PROBLEM TO WORK ON:
Omit the pictures and print exactly the lines of the listing below, starting at the first and ending at the line containing "1.04, 0.56, 1.14];".

MATERIAL FOR THE TASK:
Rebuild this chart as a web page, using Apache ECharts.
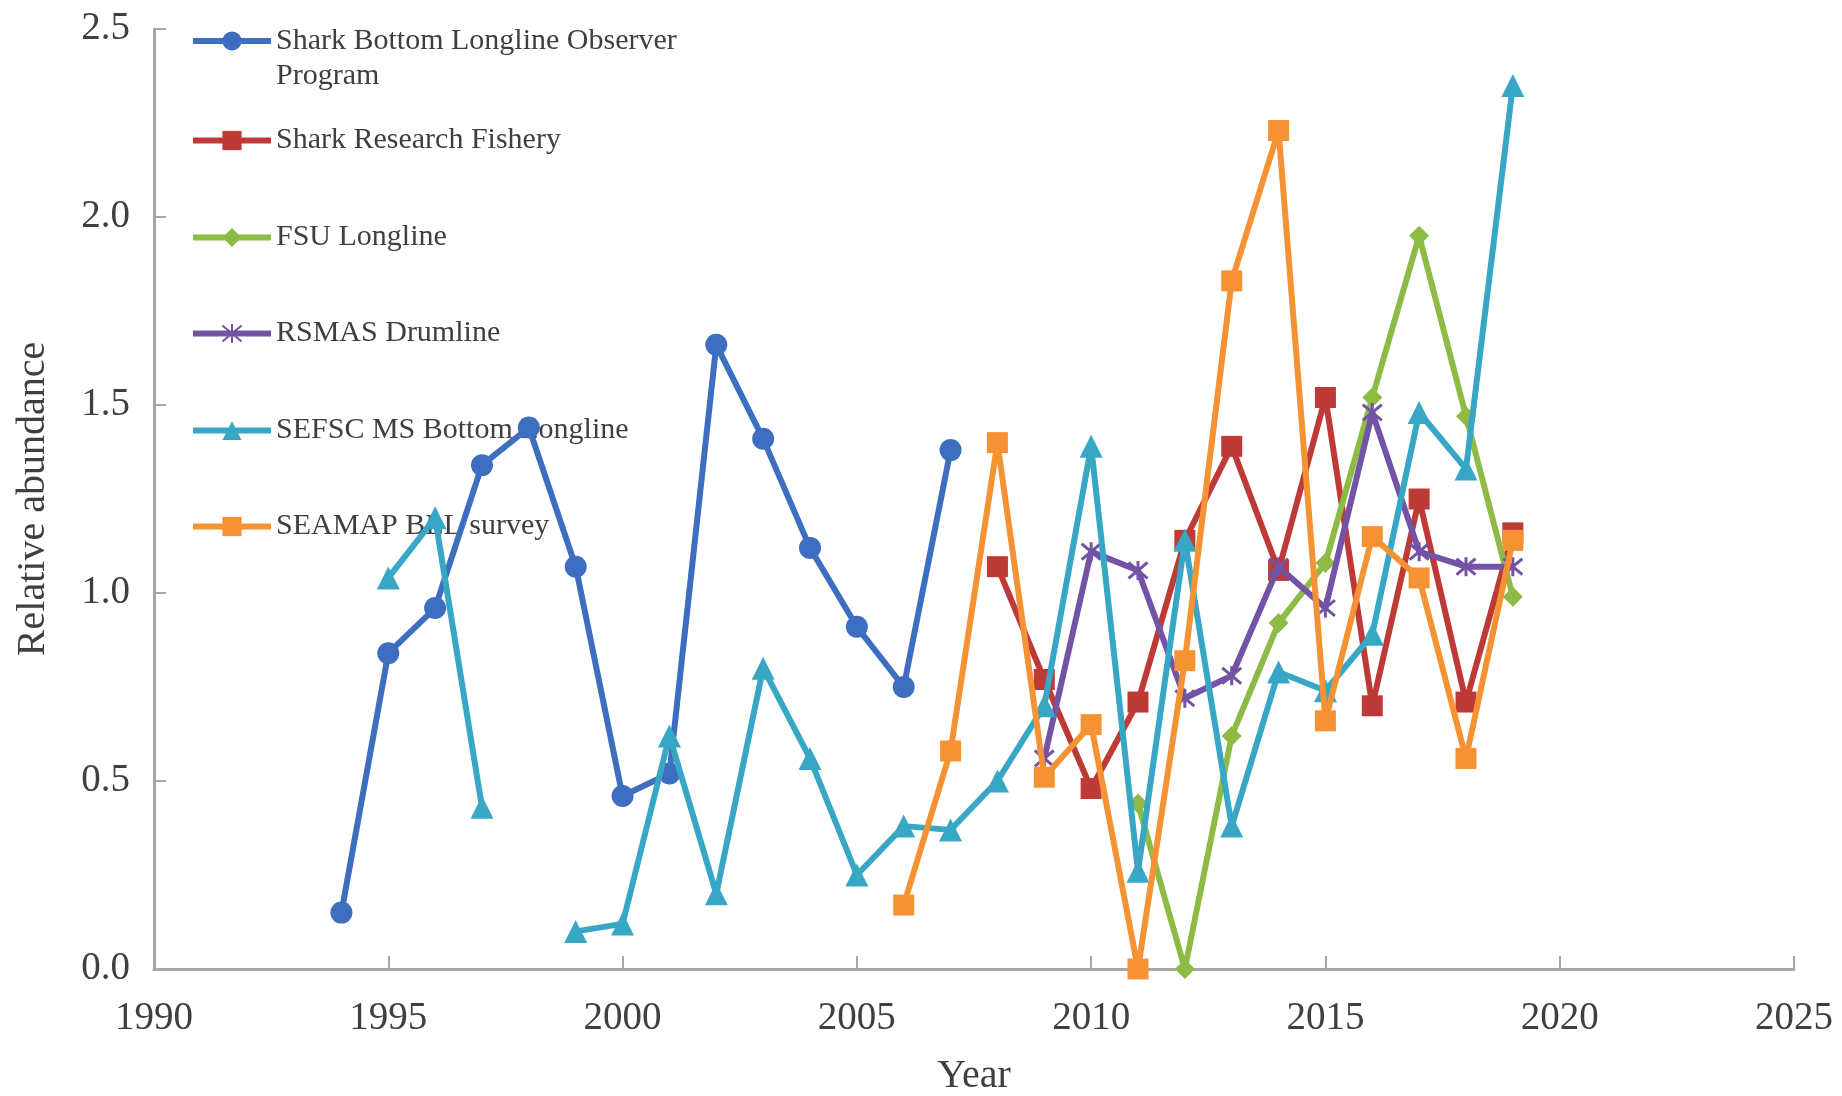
<!DOCTYPE html>
<html>
<head>
<meta charset="utf-8">
<title>Relative abundance by survey</title>
<script src="https://cdn.jsdelivr.net/npm/echarts@6/dist/echarts.min.js"></script>
<style>
  html, body { margin: 0; padding: 0; background: #ffffff; }
  #chart { width: 1842px; height: 1096px; }
</style>
</head>
<body>
<div id="chart"></div>
<script>
// Index series (relative abundance by year); null marks a year with no estimate
const seriesNames = [
  'Shark Bottom Longline Observer Program',
  'Shark Research Fishery',
  'FSU Longline',
  'RSMAS Drumline',
  'SEFSC MS Bottom Longline',
  'SEAMAP BLL survey'
];

const bllopYears = [1994, 1995, 1996, 1997, 1998, 1999, 2000, 2001, 2002, 2003, 2004, 2005, 2006, 2007];
const bllopValues = [0.15, 0.84, 0.96, 1.34, 1.44, 1.07, 0.46, 0.52, 1.66, 1.41, 1.12, 0.91, 0.75, 1.38];

const srfYears = [2008, 2009, 2010, 2011, 2012, 2013, 2014, 2015, 2016, 2017, 2018, 2019];
const srfValues = [1.07, 0.77, 0.48, 0.71, 1.14, 1.39, 1.06, 1.52, 0.70, 1.25, 0.71, 1.16];

const fsuYears = [2011, 2012, 2013, 2014, 2015, 2016, 2017, 2018, 2019];
const fsuValues = [0.44, 0.00, 0.62, 0.92, 1.08, 1.52, 1.95, 1.47, 0.99];

const rsmasYears = [2009, 2010, 2011, 2012, 2013, 2014, 2015, 2016, 2017, 2018, 2019];
const rsmasValues = [0.56, 1.11, 1.06, 0.72, 0.78, 1.07, 0.96, 1.48, 1.11, 1.07, 1.07];

const sefscYears = [1995, 1996, 1997, 1998, 1999, 2000, 2001, 2002, 2003, 2004, 2005, 2006, 2007,
                    2008, 2009, 2010, 2011, 2012, 2013, 2014, 2015, 2016, 2017, 2018, 2019];
const sefscValues = [1.04, 1.20, 0.43, null, 0.10, 0.12, 0.62, 0.20, 0.80, 0.56, 0.25, 0.38, 0.37,
                     0.50, 0.70, 1.39, 0.26, 1.14, 0.38, 0.79, 0.74, 0.89, 1.48, 1.33, 2.35];

const seamapYears = [2006, 2007, 2008, 2009, 2010, 2011, 2012, 2013, 2014, 2015, 2016, 2017, 2018, 2019];
const seamapValues = [0.17, 0.58, 1.40, 0.51, 0.65, 0.00, 0.82, 1.83, 2.23, 0.66, 1.15, 1.04, 0.56, 1.14];

const xTicks = [1990, 1995, 2000, 2005, 2010, 2015, 2020, 2025];
const yTicks = [0.0, 0.5, 1.0, 1.5, 2.0, 2.5];

const colors = ['#3D6EC0', '#BE3A36', '#8DBB45', '#7353A6', '#38A7C6', '#F59334'];

// asterisk marker: an x crossed by a vertical stroke
const asterisk = 'path://M0,0L10,10M10,0L0,10M5,-1L5,11';

function pairs(years, values) {
  return years.map((y, i) => [y, values[i] === null ? '-' : values[i]]);
}

const FONT = '"Liberation Serif", "Times New Roman", serif';
const TEXT = '#3F3F3F';
const AXIS = '#A6A6A6';
const LINE_W = 6;

const seriesDefs = [
  { data: pairs(bllopYears, bllopValues), symbol: 'circle', size: 22 },
  { data: pairs(srfYears, srfValues), symbol: 'rect', size: 21 },
  { data: pairs(fsuYears, fsuValues), symbol: 'diamond', size: 20 },
  { data: pairs(rsmasYears, rsmasValues), symbol: asterisk, size: 19, stroke: true },
  { data: pairs(sefscYears, sefscValues), symbol: 'triangle', size: 23 },
  { data: pairs(seamapYears, seamapValues), symbol: 'rect', size: 21 }
];

const series = seriesDefs.map((d, i) => ({
  name: seriesNames[i],
  type: 'line',
  data: d.data,
  connectNulls: false,
  symbol: d.symbol,
  symbolSize: d.size,
  showAllSymbol: true,
  z: 3 + i,
  lineStyle: { color: colors[i], width: LINE_W },
  itemStyle: d.stroke
    ? { color: colors[i], borderColor: colors[i], borderWidth: 3 }
    : { color: colors[i] },
  emphasis: { disabled: true },
  animation: false
}));

// one legend block per series so each row sits at its own height;
// the first label wraps onto a second line, led by a blank line so the
// first line stays level with its key
const legendCenters = [41, 135, 232, 328, 425, 521];
const legends = seriesNames.map((name, i) => {
  const first = i === 0;
  return {
    data: [name],
    orient: 'vertical',
    left: 190,
    top: first ? legendCenters[i] - 52.5 : legendCenters[i] - 12,
    padding: 0,
    itemWidth: 78,
    itemHeight: 24,
    itemGap: 0,
    z: 1,
    selectedMode: false,
    lineStyle: { width: LINE_W },
    formatter: first ? '\nShark Bottom Longline Observer\nProgram' : '{name}',
    textStyle: { fontFamily: FONT, fontSize: 30, color: TEXT, lineHeight: 35 }
  };
});

const chart = echarts.init(document.getElementById('chart'), null, { renderer: 'canvas' });
chart.setOption({
  backgroundColor: '#ffffff',
  animation: false,
  legend: legends,
  grid: { left: 154, right: 48, top: 29, bottom: 127, containLabel: false, outerBoundsMode: 'none' },
  xAxis: {
    type: 'value',
    min: xTicks[0],
    max: xTicks[xTicks.length - 1],
    interval: 5,
    name: 'Year',
    nameLocation: 'middle',
    nameGap: 87,
    nameTextStyle: { fontFamily: FONT, fontSize: 40, color: TEXT },
    axisLine: { show: true, lineStyle: { color: AXIS, width: 3 } },
    axisTick: { show: true, inside: true, length: 13, lineStyle: { color: AXIS, width: 2 } },
    axisLabel: { fontFamily: FONT, fontSize: 39, color: TEXT, margin: 30, formatter: v => String(v) },
    splitLine: { show: false }
  },
  yAxis: {
    type: 'value',
    min: yTicks[0],
    max: yTicks[yTicks.length - 1],
    interval: 0.5,
    name: 'Relative abundance',
    nameLocation: 'middle',
    nameGap: 101,
    nameRotate: 90,
    nameTextStyle: { fontFamily: FONT, fontSize: 40, color: TEXT },
    axisLine: { show: true, lineStyle: { color: AXIS, width: 3 } },
    axisTick: { show: true, inside: true, length: 12, lineStyle: { color: AXIS, width: 2 } },
    axisLabel: { fontFamily: FONT, fontSize: 39, color: TEXT, margin: 24, formatter: v => v.toFixed(1) },
    splitLine: { show: false }
  },
  series: series
});
</script>
</body>
</html>
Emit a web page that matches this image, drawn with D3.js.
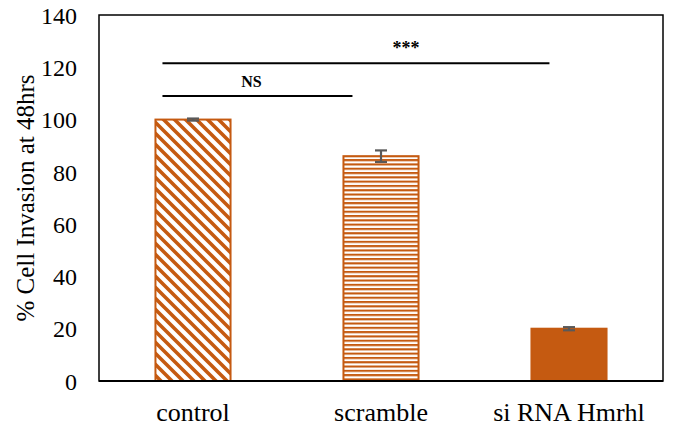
<!DOCTYPE html>
<html>
<head>
<meta charset="utf-8">
<script src="https://cdn.jsdelivr.net/npm/d3@7"></script>
<style>
  html, body { margin: 0; padding: 0; background: #fff; }
  svg { display: block; }
  svg text { font-family: "Liberation Serif", "Times New Roman", serif; fill: #000; }
</style>
</head>
<body>
<svg id="chart" width="673" height="429"></svg>
<script>
// Data
const categories = ["control", "scramble", "si RNA Hmrhl"];
const values = [100, 86, 20];
const errors = [0.4, 2.2, 0.6];
const fills = ["diag", "horiz", "solid"];
const yTicks = [0, 20, 40, 60, 80, 100, 120, 140];
const brackets = [
  { from: "control", to: "scramble", y: 109, label: "NS" },
  { from: "control", to: "si RNA Hmrhl", y: 121.5, label: "***" }
];

const orange = "#C55A11";
const svg = d3.select("#chart");
const margin = { left: 99, right: 10, top: 15, bottom: 48 };
const W = 673, H = 429;

const x = d3.scaleBand().domain(categories).range([margin.left, W - margin.right])
  .paddingInner(0.59).paddingOuter(0.295);
const y = d3.scaleLinear().domain([0, 140]).range([H - margin.bottom, margin.top]);
const cx = c => x(c) + x.bandwidth() / 2;

// Fill patterns
const defs = svg.append("defs");
const pd = defs.append("pattern").attr("id", "diag").attr("patternUnits", "userSpaceOnUse")
  .attr("width", 11).attr("height", 11);
pd.append("rect").attr("width", 11).attr("height", 11).attr("fill", "#fff");
pd.append("path").attr("d", "M-2,-2 L13,13 M-2,9 L2,13 M9,-2 L13,2")
  .attr("stroke", orange).attr("stroke-width", 3.6);
const ph = defs.append("pattern").attr("id", "horiz").attr("patternUnits", "userSpaceOnUse")
  .attr("width", 8).attr("height", 4.3);
ph.append("rect").attr("width", 8).attr("height", 4.3).attr("fill", "#fff");
ph.append("rect").attr("y", 0).attr("width", 8).attr("height", 2.1).attr("fill", orange);

// Plot frame
svg.append("rect")
  .attr("x", margin.left).attr("y", margin.top)
  .attr("width", W - margin.right - margin.left).attr("height", y(0) - margin.top)
  .attr("fill", "none").attr("stroke", "#000").attr("stroke-width", 1.5);

// Bars
svg.selectAll("rect.bar").data(categories).join("rect")
  .attr("class", "bar")
  .attr("x", d => x(d) + 1)
  .attr("width", x.bandwidth() - 2)
  .attr("y", (d, i) => y(values[i]))
  .attr("height", (d, i) => y(0) - y(values[i]))
  .attr("fill", (d, i) => fills[i] === "solid" ? orange : `url(#${fills[i]})`)
  .attr("stroke", orange).attr("stroke-width", 2);

// Bottom axis line
svg.append("line")
  .attr("x1", margin.left).attr("x2", W - margin.right)
  .attr("y1", y(0)).attr("y2", y(0))
  .attr("stroke", "#000").attr("stroke-width", 2.2);

// Error bars
const eb = svg.selectAll("g.err").data(categories).join("g").attr("class", "err")
  .attr("stroke", "#595959").attr("stroke-width", 2.2);
eb.append("line")
  .attr("x1", d => cx(d)).attr("x2", d => cx(d))
  .attr("y1", (d, i) => y(values[i] + errors[i])).attr("y2", (d, i) => y(values[i] - errors[i]));
[1, -1].forEach(s => {
  eb.append("line")
    .attr("x1", d => cx(d) - 6).attr("x2", d => cx(d) + 6)
    .attr("y1", (d, i) => y(values[i] + s * errors[i])).attr("y2", (d, i) => y(values[i] + s * errors[i]));
});

// Y axis labels
const yAxis = d3.axisLeft(y).tickValues(yTicks).tickSize(0).tickPadding(22);
const gy = svg.append("g").attr("transform", `translate(${margin.left},0)`).call(yAxis);
gy.attr("font-family", null).attr("font-size", null);
gy.select(".domain").remove();
gy.selectAll("text").style("font-size", "24px").attr("dy", "0.34em");

// X axis labels
const xAxis = d3.axisBottom(x).tickSize(0).tickPadding(22);
const gx = svg.append("g").attr("transform", `translate(0,${y(0)})`).call(xAxis);
gx.attr("font-family", null).attr("font-size", null);
gx.select(".domain").remove();
gx.selectAll("text").style("font-size", "26px");

// Y title
svg.append("text")
  .attr("transform", `translate(34,${(margin.top + y(0)) / 2}) rotate(-90)`)
  .attr("text-anchor", "middle")
  .style("font-size", "25px")
  .text("% Cell Invasion at 48hrs");

// Significance brackets
const bracketStart = c => x(c) + 8;
const bracketEnd = { "scramble": c => x(c) + 10, "si RNA Hmrhl": c => x(c) + 19 };
const labelShift = { "NS": -6, "***": 50 };
brackets.forEach(b => {
  const x1 = bracketStart(b.from), x2 = bracketEnd[b.to](b.to);
  svg.append("line").attr("x1", x1).attr("x2", x2)
    .attr("y1", y(b.y)).attr("y2", y(b.y))
    .attr("stroke", "#000").attr("stroke-width", 2);
  svg.append("text")
    .attr("x", (x1 + x2) / 2 + labelShift[b.label]).attr("y", y(b.y) - 9)
    .attr("text-anchor", "middle")
    .attr("font-weight", "bold")
    .style("font-size", b.label === "NS" ? "16px" : "18px")
    .text(b.label);
});
</script>
</body>
</html>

COMPLETED TASK:
Rebuild this chart as a web page, using Apache ECharts.
<!DOCTYPE html>
<html>
<head>
<meta charset="utf-8">
<title>Relative abundance by survey</title>
<script src="https://cdn.jsdelivr.net/npm/echarts@6/dist/echarts.min.js"></script>
<style>
  html, body { margin: 0; padding: 0; background: #ffffff; }
  #chart { width: 1842px; height: 1096px; }
</style>
</head>
<body>
<div id="chart"></div>
<script>
// Index series (relative abundance by year); null marks a year with no estimate
const seriesNames = [
  'Shark Bottom Longline Observer Program',
  'Shark Research Fishery',
  'FSU Longline',
  'RSMAS Drumline',
  'SEFSC MS Bottom Longline',
  'SEAMAP BLL survey'
];

const bllopYears = [1994, 1995, 1996, 1997, 1998, 1999, 2000, 2001, 2002, 2003, 2004, 2005, 2006, 2007];
const bllopValues = [0.15, 0.84, 0.96, 1.34, 1.44, 1.07, 0.46, 0.52, 1.66, 1.41, 1.12, 0.91, 0.75, 1.38];

const srfYears = [2008, 2009, 2010, 2011, 2012, 2013, 2014, 2015, 2016, 2017, 2018, 2019];
const srfValues = [1.07, 0.77, 0.48, 0.71, 1.14, 1.39, 1.06, 1.52, 0.70, 1.25, 0.71, 1.16];

const fsuYears = [2011, 2012, 2013, 2014, 2015, 2016, 2017, 2018, 2019];
const fsuValues = [0.44, 0.00, 0.62, 0.92, 1.08, 1.52, 1.95, 1.47, 0.99];

const rsmasYears = [2009, 2010, 2011, 2012, 2013, 2014, 2015, 2016, 2017, 2018, 2019];
const rsmasValues = [0.56, 1.11, 1.06, 0.72, 0.78, 1.07, 0.96, 1.48, 1.11, 1.07, 1.07];

const sefscYears = [1995, 1996, 1997, 1998, 1999, 2000, 2001, 2002, 2003, 2004, 2005, 2006, 2007,
                    2008, 2009, 2010, 2011, 2012, 2013, 2014, 2015, 2016, 2017, 2018, 2019];
const sefscValues = [1.04, 1.20, 0.43, null, 0.10, 0.12, 0.62, 0.20, 0.80, 0.56, 0.25, 0.38, 0.37,
                     0.50, 0.70, 1.39, 0.26, 1.14, 0.38, 0.79, 0.74, 0.89, 1.48, 1.33, 2.35];

const seamapYears = [2006, 2007, 2008, 2009, 2010, 2011, 2012, 2013, 2014, 2015, 2016, 2017, 2018, 2019];
const seamapValues = [0.17, 0.58, 1.40, 0.51, 0.65, 0.00, 0.82, 1.83, 2.23, 0.66, 1.15, 1.04, 0.56, 1.14];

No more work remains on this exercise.